Prince William County School Superintendent Edward L. Kelly proposed a $185.7 million operating budget yesterday for the next school year, a 14.63 percent increase over current spending.

The budget calls for a 7.5 percent raise for teachers and other staff, money for 157 new classroom positions and expansion of remedial reading programs while accommodating several new state requirements concerning such matters as pay and class size and a projected enrollment increase of 1,300 students. Prince William County, with 39,100 students, is the the state's fourth largest school district.

The budget includes no new academic programs, although Kelly has included in his six-year plan a seven-period high school day. That item, with a $3.3 million price, will be delayed for at least another year, Kelly said.

"That is the dilemma we face," said Kelly. "The difficulty you have with a growing system is that it takes so much money just to take care of increasing enrollments" that there is little left for improving the academic program.

The budget figure, which anticipates revenues of nearly $92 million from the county, was arrived at, Kelly said, after a series of meetings with County Executive Robert S. Noe and county budget officials.

Noe remarked that there was "more cooperation {with school officials} than ever before."

In previous years, school budget planners have made their proposals without guidance from county officials. Last year they had to make a $7.6 million cut to arrive at the ceiling approved by the Board of County Supervisors. Kelly said he hopes to avoid a similar outcome this year.

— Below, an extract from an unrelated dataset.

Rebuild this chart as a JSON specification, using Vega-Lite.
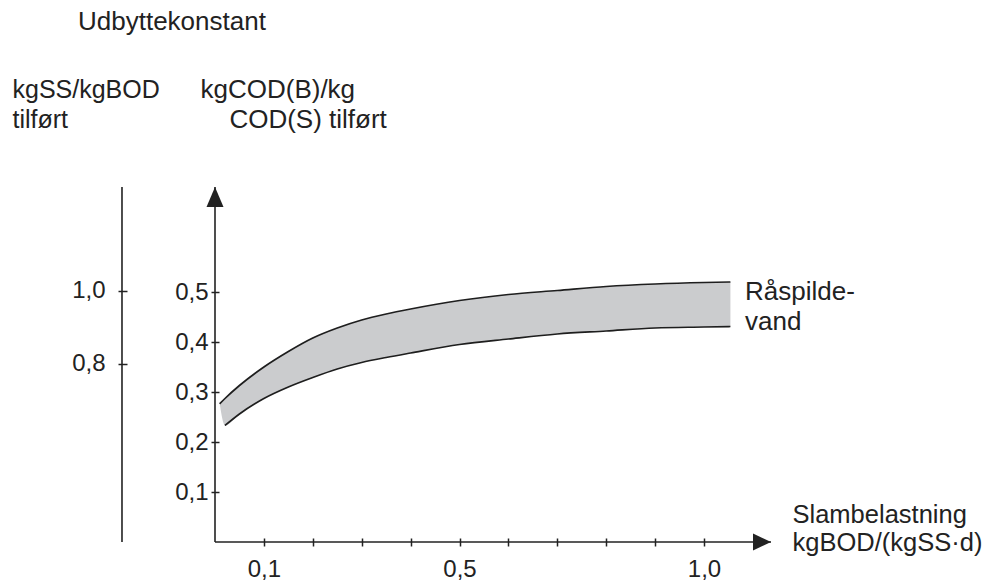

The 7.5 percent teacher raise was arrived at early this year after meetings with the Prince William Education Association, which represents 1,560 of the county's 2,450 teachers. Kelly said it would satisfy state mandates requiring the county to raise teacher pay 14.6 percent over the next two years or face cuts in state funding.

Under the new pay plan, the average Prince William teacher's salary would rise from $29,563 to $31,800, and the pay of beginning teachers from $21,000 to $22,500.

Kelly's budget also includes a $2 million reserve fund for maintenance emergencies and $51,875 to implement a pilot project that would give principals at five schools greater discretion in a variety of matters. Kelly proposes a 10-cent raise in the cost of school lunches.

The School Board will vote on Kelly's proposal March 16. The budget then goes to the supervisors, who plan public hearings late this month and in April.